People who live in tent encampments often say it is safer than living in shelters or SROs, which can have safety or accessibility risks. Stop the Sweeps are calling for evictions to be paused until there is enough suitable shelter for all residents to move into.
Mayor’s Budget Task Force to recommend cost cuts
Vancouver Mayor Ken Sim has announced the Mayor’s Budget Task Force, a volunteer-based external group who are looking to “find efficiencies” and “potential new revenue” in the city budget.
“We owe it to taxpayers to ensure their money is treated with respect,” Sim said in a statement.
The task force will include chartered financial analysts and chartered professional accountants, as well as former Musqueam Coun. Wade Grant, Greater Vancouver Board of Trade president Bridgitte Anderson, BC Ferries board chair Joy MacPhail, and ABC Couns. Lenny Zhou and Brian Montague.
The VPD, whose $390-million budget comprises 20 per cent of the city’s total budget, will be exempt from the task force.
OneCity Coun. Christine Boyle said in a statement that looking for more cuts to city services was not the way forward.

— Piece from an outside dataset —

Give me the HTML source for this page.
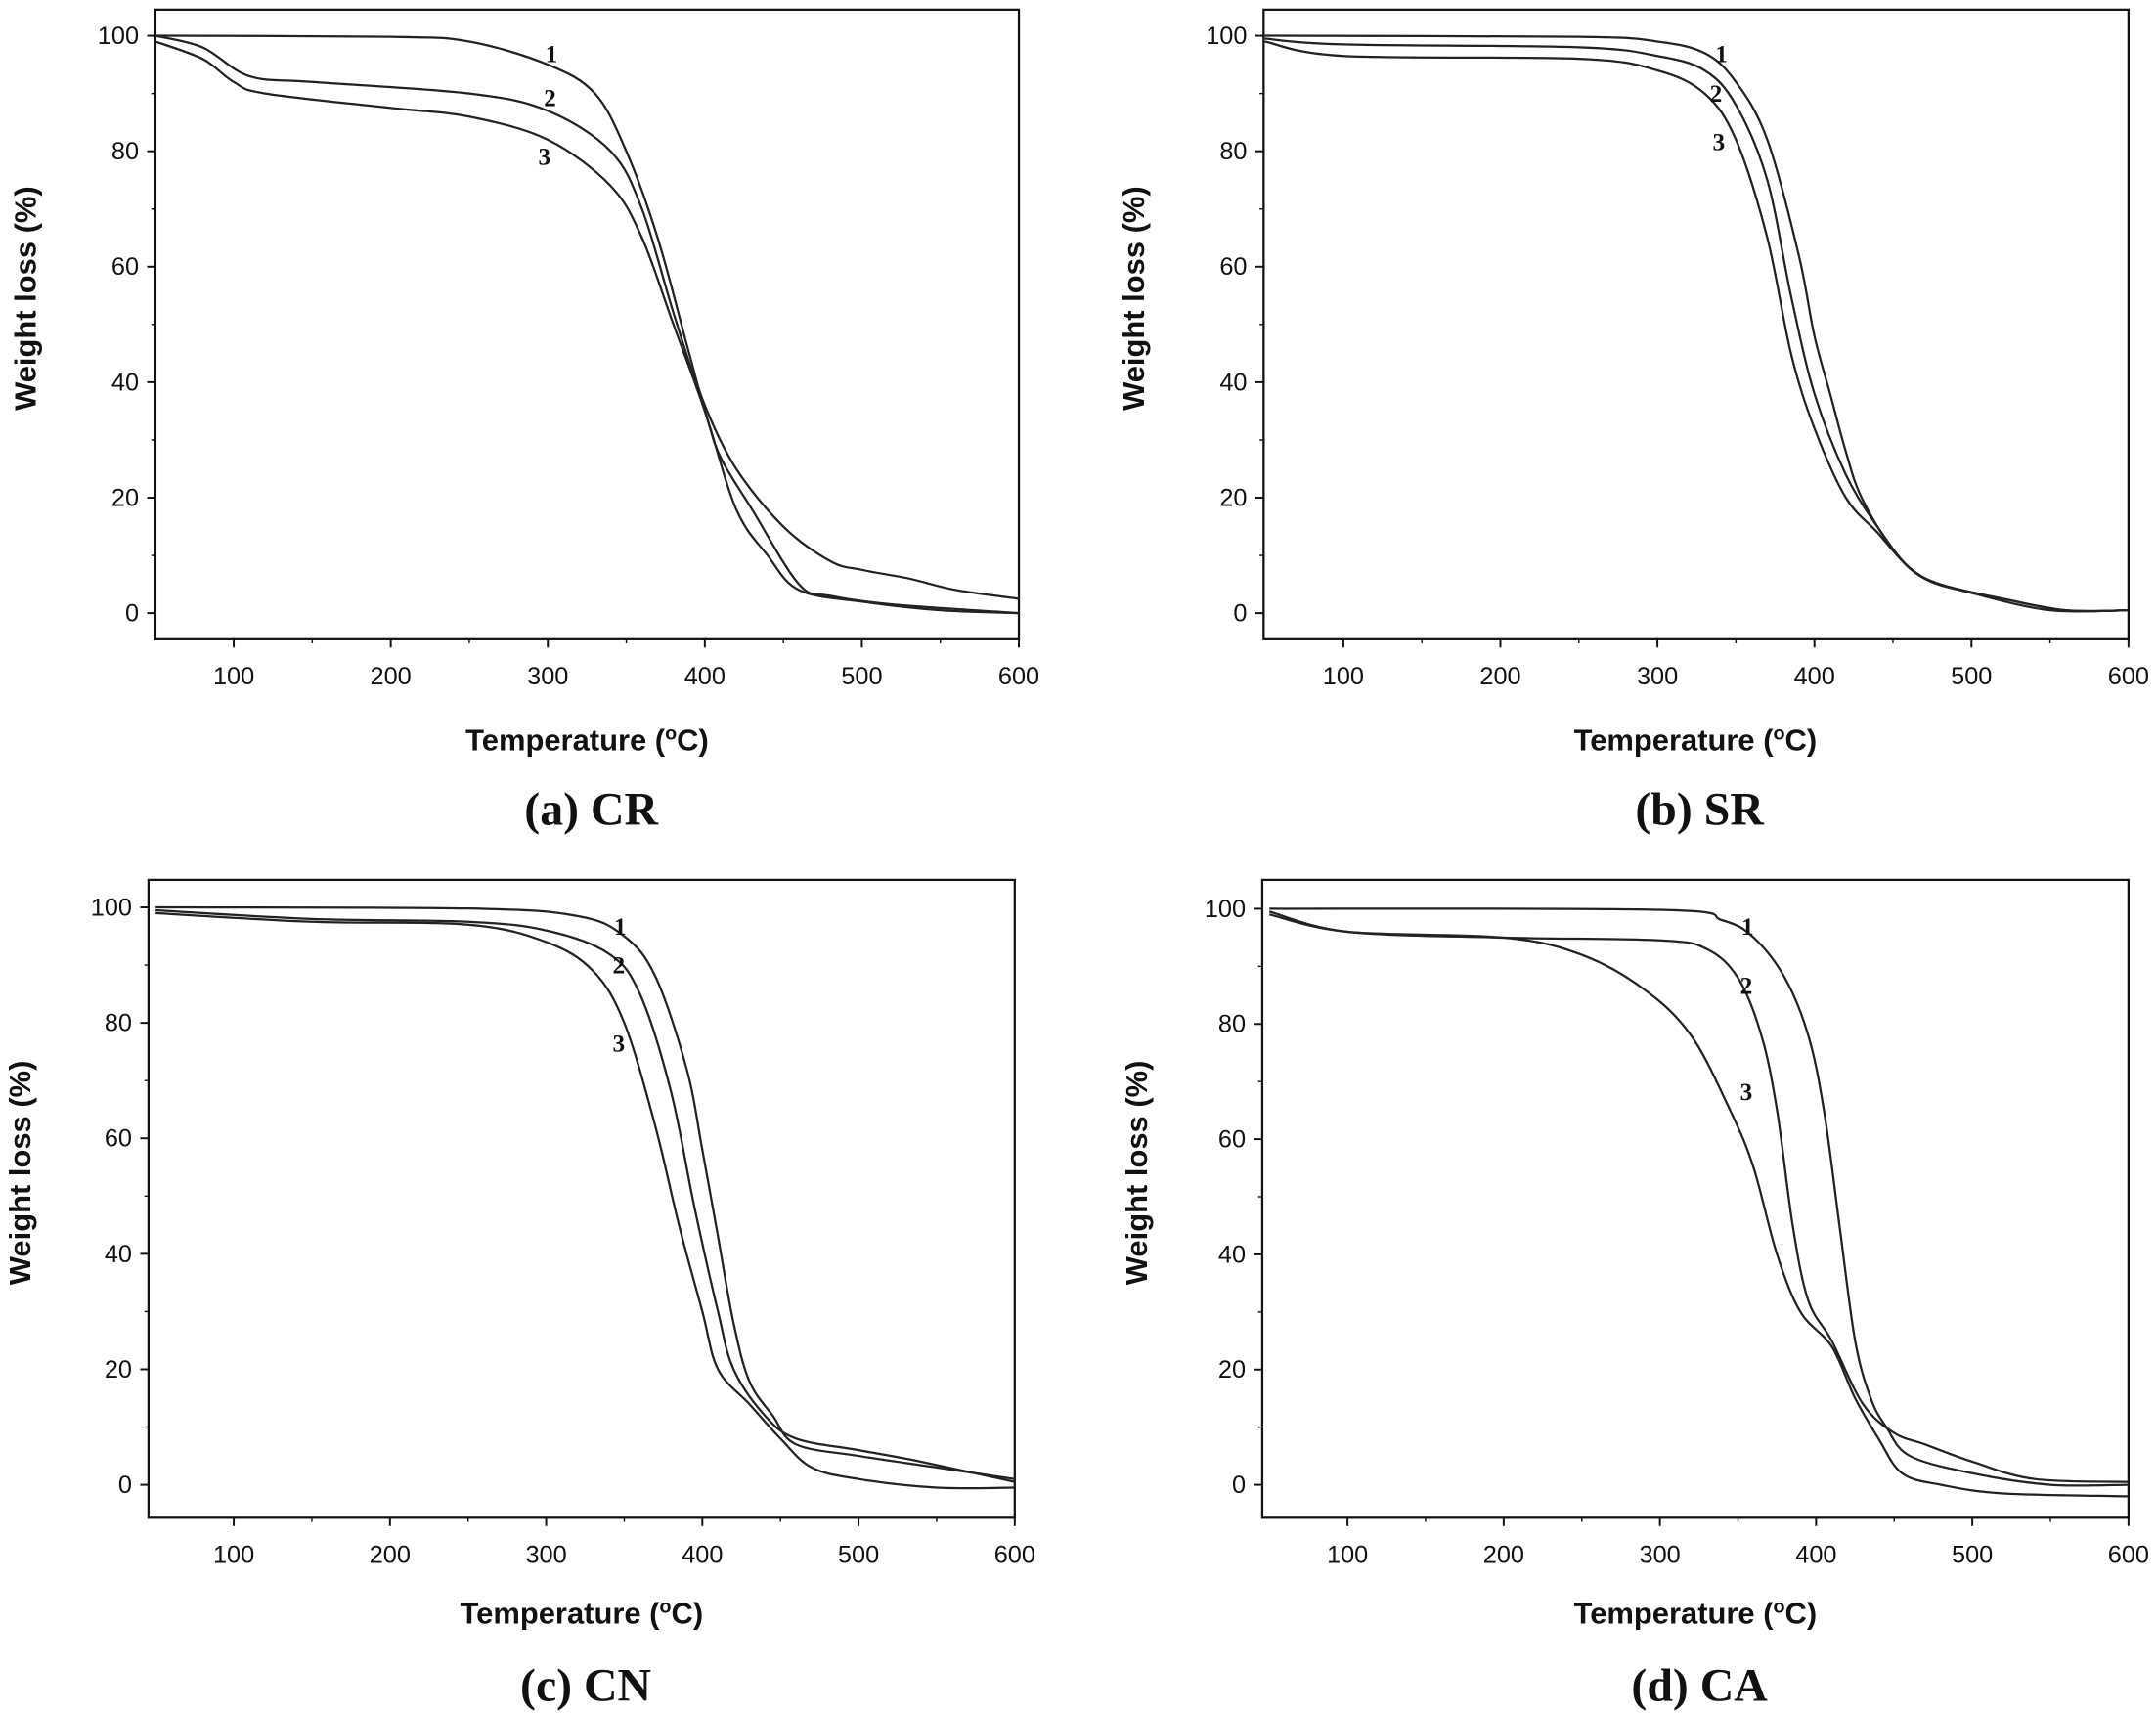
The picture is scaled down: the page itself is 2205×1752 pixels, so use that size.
<!DOCTYPE html>
<html><head><meta charset="utf-8"><style>
html,body{margin:0;padding:0;background:#fff;}
svg{display:block;}
.t{font-family:"Liberation Sans",Arial,sans-serif;font-size:18px;fill:#111;}
.at{font-family:"Liberation Sans",Arial,sans-serif;font-size:22px;font-weight:bold;fill:#111;}
.cap{font-family:"Liberation Serif","Times New Roman",serif;font-size:34px;font-weight:bold;fill:#111;}
.lab{font-family:"Liberation Serif",serif;font-size:18px;font-weight:bold;fill:#111;}
</style></head><body>
<svg id="s" width="2205" height="1752" viewBox="0 0 1568 1246" preserveAspectRatio="none" xmlns="http://www.w3.org/2000/svg"></svg>
<script>
const S=document.getElementById('s');
const P=[
{L:113,R:741,T:7,B:465,x100:170,x600:741,y100:26,y0:446,yl:18,my:217,cx:427,ty:538,cy:588,cap:"(a) CR",
c:[[[50,100],[200,99.8],[250,99],[300,95],[330,90],[350,80],[370,65],[390,45],[400,36],[420,25],[450,15],[480,9],[500,7.5],[530,6],[560,4],[600,2.5]],
[[50,100],[80,98],[110,93],[150,92],[250,90],[300,87],[340,80],[360,70],[380,52],[400,35],[410,27],[430,18],[460,5],[480,3],[520,1.5],[600,0]],
[[50,99],[80,96],[100,92],[120,90],[200,87.5],[250,86],[300,82],[340,74],[360,65],[380,50],[400,35],[420,18],[440,10],[460,4],[500,2],[550,0.5],[600,0]]],
l:[[401,45],[400,77],[396,120]]},
{L:919,R:1548,T:7,B:465,x100:977,x600:1548,y100:26,y0:446,yl:824,my:217,cx:1233,ty:538,cy:588,cap:"(b) SR",
c:[[[50,100],[250,99.8],[300,99],[330,97],[350,92],[370,82],[390,62],[400,48],[410,38],[420,28],[430,20],[450,11],[470,6],[500,3.5],[550,0.5],[600,0.5]],
[[50,99.5],[100,98.5],[250,98],[300,96.5],[330,94],[350,88],[370,75],[385,55],[400,38],[420,24],[440,15],[460,8],[480,5],[520,2.5],[560,0.5],[600,0.5]],
[[50,99],[100,96.5],[250,96],[300,94],[330,90],[350,82],[370,65],[385,45],[400,32],[420,20],[440,14],[460,8],[480,5],[520,2.5],[560,0.5],[600,0.5]]],
l:[[1252,45],[1248,74],[1250,109]]},
{L:108,R:738,T:640,B:1104,x100:170,x600:738,y100:660,y0:1080,yl:14,my:853,cx:423,ty:1173,cy:1225,cap:"(c) CN",
c:[[[50,100],[250,99.8],[320,98.5],[350,95],[370,88],[390,72],[400,58],[410,43],[420,28],[430,18],[445,12],[460,7],[500,5],[550,3],[600,1]],
[[50,99.5],[150,98],[250,97.5],[300,96],[340,92],[360,85],[380,68],[395,48],[410,30],[420,20],[440,12],[460,8],[500,6],[540,4],[600,0.5]],
[[50,99],[150,97.5],[250,97],[300,94],[330,89],[350,80],[370,62],[385,45],[400,30],[410,20],[430,14],[450,8],[470,3],[500,1],[550,-0.5],[600,-0.5]]],
l:[[451,680],[450,708],[450,765]]},
{L:918,R:1548,T:640,B:1104,x100:980,x600:1548,y100:661,y0:1080,yl:826,my:853,cx:1233,ty:1173,cy:1225,cap:"(d) CA",
c:[[[50,100],[300,99.8],[340,98],[360,95],[380,88],[395,78],[405,65],[415,45],[425,25],[435,15],[445,10],[460,5],[500,2],[550,0],[600,0]],
[[50,99.5],[100,96],[200,95],[300,94.5],[330,93],[350,88],[365,78],[375,65],[385,45],[395,32],[410,25],[430,14],[450,9],[470,7],[500,4],[540,1],[600,0.5]],
[[50,99],[100,96],[200,95],[250,92],[290,86],[320,78],[345,65],[360,55],[375,40],[390,30],[410,24],[425,15],[440,8],[455,2],[480,0],[520,-1.5],[600,-2]]],
l:[[1271,680],[1270,723],[1270,800]]}
];
let h='';
for(const p of P){
 const kx=(p.x600-p.x100)/500, ky=(p.y0-p.y100)/100;
 const X=t=>p.x100+(t-100)*kx, Y=w=>p.y0-w*ky;
 h+=`<rect x="${p.L}" y="${p.T}" width="${p.R-p.L}" height="${p.B-p.T}" fill="none" stroke="#111" stroke-width="1.6"/>`;
 for(let t=100;t<=600;t+=100){h+=`<line x1="${X(t)}" y1="${p.B}" x2="${X(t)}" y2="${p.B+6}" stroke="#111" stroke-width="1.4"/><text class="t" x="${X(t)}" y="${p.B+33}" text-anchor="middle">${t}</text>`;}
 for(let t=150;t<600;t+=100){h+=`<line x1="${X(t)}" y1="${p.B}" x2="${X(t)}" y2="${p.B+3}" stroke="#111"/>`;}
 for(let w=0;w<=100;w+=20){h+=`<line x1="${p.L-6}" y1="${Y(w)}" x2="${p.L}" y2="${Y(w)}" stroke="#111" stroke-width="1.4"/><text class="t" x="${p.L-12}" y="${Y(w)+6}" text-anchor="end">${w}</text>`;}
 for(let w=10;w<100;w+=20){h+=`<line x1="${p.L-3}" y1="${Y(w)}" x2="${p.L}" y2="${Y(w)}" stroke="#111"/>`;}
 h+=`<text class="at" transform="translate(${p.yl+8},${p.my}) rotate(-90)" text-anchor="middle">Weight loss (%)</text>`;
 h+=`<text class="at" x="${p.cx}" y="${p.ty+8}" text-anchor="middle">Temperature (<tspan dy="-8" font-size="14">o</tspan><tspan dy="8">C)</tspan></text>`;
 h+=`<text class="cap" x="${p.cx+3}" y="${p.cy+12}" text-anchor="middle">${p.cap}</text>`;
 for(const c of p.c){
  const pts=c.map(([t,w])=>[X(t),Y(w)]);
  let d=`M${pts[0][0].toFixed(1)},${pts[0][1].toFixed(1)}`;
  for(let i=0;i<pts.length-1;i++){
   const p0=pts[Math.max(0,i-1)],p1=pts[i],p2=pts[i+1],p3=pts[Math.min(pts.length-1,i+2)];
   const c1=[p1[0]+(p2[0]-p0[0])/6,p1[1]+(p2[1]-p0[1])/6],c2=[p2[0]-(p3[0]-p1[0])/6,p2[1]-(p3[1]-p1[1])/6];
   d+=`C${c1[0].toFixed(1)},${c1[1].toFixed(1)} ${c2[0].toFixed(1)},${c2[1].toFixed(1)} ${p2[0].toFixed(1)},${p2[1].toFixed(1)}`;
  }
  h+=`<path d="${d}" fill="none" stroke="#222" stroke-width="1.6"/>`;
 }
 p.l.forEach((q,i)=>{h+=`<text class="lab" x="${q[0]}" y="${q[1]}" text-anchor="middle">${i+1}</text>`;});
}
S.innerHTML=h;
</script>
</body></html>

“I think the scope should rule out cuts to frontline services, and look at ways to generate revenue to improve them,” she said. “You can’t build a great city for free. You need effective investment.”

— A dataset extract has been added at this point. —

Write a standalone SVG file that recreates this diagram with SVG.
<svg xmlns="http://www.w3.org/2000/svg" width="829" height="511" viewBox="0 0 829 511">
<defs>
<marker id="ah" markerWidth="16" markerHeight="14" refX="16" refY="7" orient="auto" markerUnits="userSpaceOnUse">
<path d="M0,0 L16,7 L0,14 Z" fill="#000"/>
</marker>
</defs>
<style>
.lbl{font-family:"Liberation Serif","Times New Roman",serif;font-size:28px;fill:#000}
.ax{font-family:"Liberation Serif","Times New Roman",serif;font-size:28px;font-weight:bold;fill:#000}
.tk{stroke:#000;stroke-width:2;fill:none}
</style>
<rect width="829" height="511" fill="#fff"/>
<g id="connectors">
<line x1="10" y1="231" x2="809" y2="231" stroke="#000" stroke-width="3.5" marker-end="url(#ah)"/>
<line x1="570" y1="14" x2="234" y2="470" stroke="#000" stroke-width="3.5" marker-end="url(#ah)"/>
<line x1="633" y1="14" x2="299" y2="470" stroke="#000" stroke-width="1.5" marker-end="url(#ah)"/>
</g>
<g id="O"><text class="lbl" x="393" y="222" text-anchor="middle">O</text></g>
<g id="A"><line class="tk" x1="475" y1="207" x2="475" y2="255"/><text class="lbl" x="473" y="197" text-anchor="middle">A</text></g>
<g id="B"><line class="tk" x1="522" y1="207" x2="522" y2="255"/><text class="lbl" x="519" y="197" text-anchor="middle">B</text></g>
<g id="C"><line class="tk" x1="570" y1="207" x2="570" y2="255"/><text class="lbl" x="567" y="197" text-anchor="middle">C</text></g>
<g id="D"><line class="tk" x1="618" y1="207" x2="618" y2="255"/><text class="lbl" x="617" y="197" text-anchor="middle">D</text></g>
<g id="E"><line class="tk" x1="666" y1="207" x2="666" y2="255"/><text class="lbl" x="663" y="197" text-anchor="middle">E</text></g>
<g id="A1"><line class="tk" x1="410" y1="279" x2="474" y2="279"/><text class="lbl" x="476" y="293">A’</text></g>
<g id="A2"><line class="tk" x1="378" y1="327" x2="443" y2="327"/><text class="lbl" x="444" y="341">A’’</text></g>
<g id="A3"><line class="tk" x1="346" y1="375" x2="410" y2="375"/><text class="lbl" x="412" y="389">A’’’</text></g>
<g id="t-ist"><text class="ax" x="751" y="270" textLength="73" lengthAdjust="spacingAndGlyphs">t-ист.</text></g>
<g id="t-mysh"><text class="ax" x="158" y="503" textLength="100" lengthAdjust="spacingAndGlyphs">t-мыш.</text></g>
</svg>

The task force seems in line with Sim’s campaign promises to run the city like a business, despite that not really being the way that government budgets work. This year’s budget delivered a 10.7 per cent increase to property tax, the largest in recent years, including three per cent specifically for VPD services.
John Horgan joins coal company board
Former BC Premier John Horgan has joined the board of Elk Valley Resources. It’s a subsidiary of mining giant Teck Resources Ltd, and will be focused on coal that’s used in steel production.
In an interview with the Globe and Mail, Horgan said there may be a “knee-jerk” reaction to the news. He insisted that metallurgic coal continued to be the best way to make steel.
Before becoming premier, Horgan served as the BC NDP’s mining and energy critic.
Teck Resources subsidiary Teck Coal was fined more than $16 million for exceeding pollution thresholds earlier this year. In 2021, a judge ordered the company to pay $60 million for contaminating waterways. In 2015, the company was found to have acted illegally in 79 per cent of inspections.
Horgan told the Globe he would ensure the company meets its contractually obligated requirements to the environment, workers, First Nations and shareholders… so keep an eye on whether Elk Valley Resources gets fined for non-compliance.